This weekend I attended an event by Matt Kahn in London. It wasn’t a great experience for me. I had a hard time during the event, with a lot of heavy stuff coming up and not much space and lightness coming through. Matt talked about the happiness of just being alive, having a close, tantric relationship with your breath, and each breath reminding you of how good it is to be alive. For me, each breath felt more like torture and a reminder how much it can hurt to just breathe. How the breath can barely reach into the body, how every inhale feels like being out of breath, and how little aliveness and energy is able to come in through breathing.

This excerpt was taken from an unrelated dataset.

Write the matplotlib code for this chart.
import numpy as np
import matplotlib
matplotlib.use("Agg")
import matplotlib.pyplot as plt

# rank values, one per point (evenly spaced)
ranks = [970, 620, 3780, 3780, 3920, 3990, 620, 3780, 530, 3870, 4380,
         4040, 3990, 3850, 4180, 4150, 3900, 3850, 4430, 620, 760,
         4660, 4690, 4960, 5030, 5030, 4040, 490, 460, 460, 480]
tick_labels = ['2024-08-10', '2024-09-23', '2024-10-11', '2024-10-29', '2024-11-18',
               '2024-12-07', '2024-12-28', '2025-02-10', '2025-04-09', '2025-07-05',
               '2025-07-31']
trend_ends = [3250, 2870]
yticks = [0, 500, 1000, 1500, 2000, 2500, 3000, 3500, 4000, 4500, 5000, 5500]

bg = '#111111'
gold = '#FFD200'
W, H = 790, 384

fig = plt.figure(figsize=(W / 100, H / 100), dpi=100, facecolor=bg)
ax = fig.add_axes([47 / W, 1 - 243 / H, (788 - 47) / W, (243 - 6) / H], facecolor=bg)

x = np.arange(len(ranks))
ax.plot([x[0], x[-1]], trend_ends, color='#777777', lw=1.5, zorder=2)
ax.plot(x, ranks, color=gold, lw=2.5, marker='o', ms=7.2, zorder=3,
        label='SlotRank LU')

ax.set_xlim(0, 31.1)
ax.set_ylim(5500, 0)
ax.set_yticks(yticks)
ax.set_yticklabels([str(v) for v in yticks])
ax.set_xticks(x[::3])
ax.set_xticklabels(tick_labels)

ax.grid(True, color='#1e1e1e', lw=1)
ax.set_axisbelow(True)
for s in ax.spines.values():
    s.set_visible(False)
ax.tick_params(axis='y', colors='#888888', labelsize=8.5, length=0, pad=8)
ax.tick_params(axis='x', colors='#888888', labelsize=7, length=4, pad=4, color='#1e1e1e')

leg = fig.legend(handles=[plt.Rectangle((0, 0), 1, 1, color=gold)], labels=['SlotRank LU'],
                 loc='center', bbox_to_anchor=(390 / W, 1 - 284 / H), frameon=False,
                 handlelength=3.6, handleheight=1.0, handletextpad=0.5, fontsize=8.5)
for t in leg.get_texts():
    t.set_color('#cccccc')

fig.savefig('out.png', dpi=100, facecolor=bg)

It was a reminder of how traumatized my system actually is. How unsafe even just breathing feels. Matt asked us to do a repeat-after-me, saying ‘I love you’ and ‘It’s okay’ to ourselves. I wasn’t able to say it, because nothing in me would believe it. Words can be so deceiving, also the ones you say to yourself. To be authentic, I just couldn’t say the words. Even without breathing deeply, I could feel all the pain, disorientation, sadness and anger within me. All boiling in one big pot of confusion and overwhelm. Stomach pains, restlessness, wanting to leave, so many thoughts of resistance. A feeling of being superior, and then immediately after, shame, and a feeling of being inferior. I left that day feeling heavy and shaken up.
Now I am back home and processing all that happened in London. Some old memories came up from when I was 18, being in one of the darkest periods of my life. I suddenly saw the depths to which I have gone, and also how I am desperately trying to keep myself out of that place now. When going back into these memories, there was no connection with past me, as if a glass wall was between us. I could see myself being in an incredibly vulnerable, deeply painful place, but at the same time being so open and feeling everything. It made me realise how closed off I am now most of the time. How I’m trying not to fall back into that dark pit, where there is no ground to stand on, no light, no hope, no help. I saw that this part of me is still there, isolated, waiting for my help and my ability to go back into that depth and be there for myself.

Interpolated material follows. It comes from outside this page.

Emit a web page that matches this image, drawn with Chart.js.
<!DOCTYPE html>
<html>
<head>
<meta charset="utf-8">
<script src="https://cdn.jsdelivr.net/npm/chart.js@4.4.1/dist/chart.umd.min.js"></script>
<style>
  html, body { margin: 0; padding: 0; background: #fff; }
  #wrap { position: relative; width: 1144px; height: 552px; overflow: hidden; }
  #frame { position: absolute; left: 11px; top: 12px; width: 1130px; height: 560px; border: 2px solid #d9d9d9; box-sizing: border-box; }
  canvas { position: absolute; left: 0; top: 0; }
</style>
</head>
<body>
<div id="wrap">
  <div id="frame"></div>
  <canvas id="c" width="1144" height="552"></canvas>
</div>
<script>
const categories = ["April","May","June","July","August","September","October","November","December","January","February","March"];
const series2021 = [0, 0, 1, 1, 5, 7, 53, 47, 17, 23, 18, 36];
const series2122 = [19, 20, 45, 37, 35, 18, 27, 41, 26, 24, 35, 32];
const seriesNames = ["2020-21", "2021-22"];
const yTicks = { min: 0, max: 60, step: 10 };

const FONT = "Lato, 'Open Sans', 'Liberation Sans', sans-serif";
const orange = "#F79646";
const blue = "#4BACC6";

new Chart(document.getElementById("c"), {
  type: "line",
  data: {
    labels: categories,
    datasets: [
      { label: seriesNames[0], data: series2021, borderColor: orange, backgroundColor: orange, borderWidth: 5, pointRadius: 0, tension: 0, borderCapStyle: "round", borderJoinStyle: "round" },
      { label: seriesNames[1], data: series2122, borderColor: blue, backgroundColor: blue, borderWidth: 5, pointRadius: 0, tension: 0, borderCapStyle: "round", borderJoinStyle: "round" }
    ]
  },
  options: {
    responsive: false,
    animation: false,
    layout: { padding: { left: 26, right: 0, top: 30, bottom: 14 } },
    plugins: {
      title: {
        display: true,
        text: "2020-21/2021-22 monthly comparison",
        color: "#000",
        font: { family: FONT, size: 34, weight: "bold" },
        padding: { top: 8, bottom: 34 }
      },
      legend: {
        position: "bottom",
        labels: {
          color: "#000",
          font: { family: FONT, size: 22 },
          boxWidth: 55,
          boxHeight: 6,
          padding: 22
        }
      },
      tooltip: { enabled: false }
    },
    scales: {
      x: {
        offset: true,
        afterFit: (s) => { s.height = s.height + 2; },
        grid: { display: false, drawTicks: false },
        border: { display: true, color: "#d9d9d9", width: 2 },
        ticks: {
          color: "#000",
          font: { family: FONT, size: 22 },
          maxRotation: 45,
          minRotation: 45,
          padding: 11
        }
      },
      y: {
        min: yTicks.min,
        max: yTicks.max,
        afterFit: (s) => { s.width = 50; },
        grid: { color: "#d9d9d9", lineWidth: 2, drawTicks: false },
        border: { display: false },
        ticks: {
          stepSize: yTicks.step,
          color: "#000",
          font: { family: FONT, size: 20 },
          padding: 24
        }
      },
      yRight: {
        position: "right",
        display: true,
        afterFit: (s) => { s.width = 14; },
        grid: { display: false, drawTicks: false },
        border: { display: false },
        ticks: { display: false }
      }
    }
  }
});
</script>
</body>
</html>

At the same time I can see that I am not yet able to do this. I need more tools, experience and help in the present to be able to go back and bring light into the darkness of that time. For now, all I can do is be gentle with the patterns I use to not fall back into this darkness. It is difficult to see myself judging, going into thought loops, withdrawing from contact, not speaking my truth, being cold and distant and unable to feel things in my body. And realising that there isn’t much I can do about it now, except for letting the ice slowly melt.
This brings me to the experience I had tonight. I was holding my own arm, and suddenly started talking to my body. I told my body that I know how sensitive it is, how much it has to endure and how little I actually listen to what it needs. I told my body ‘I’m sorry’ and ‘Thank you’. I said I’m sorry for being so far away, for not being able to fulfill all the needs you have. I’m sorry for not letting you be as sensitive as you can be. And thank you for protecting me, for being willing to go through so much to keep us safe. I said ‘I love you’, and that some day we will return to the incredible sensitivity and intuition that we have, where I am able to listen to every little thing you need and want and feel. Some day, I will not just love parts of you, but all of you. I feel the potential of being completely in love with myself, having that deep relationship with not just my breath, but every part of my body, inside and out. Knowing exactly what we need, where to go, when to rest, and being able to enjoy living and moving in this body. Until then, we experience how it is to be away from each other, to come closer and leave again, how to listen, to ignore, to use and abuse. And as the ice slowly melts, we come closer and closer until we are one being, light and deep at the same time.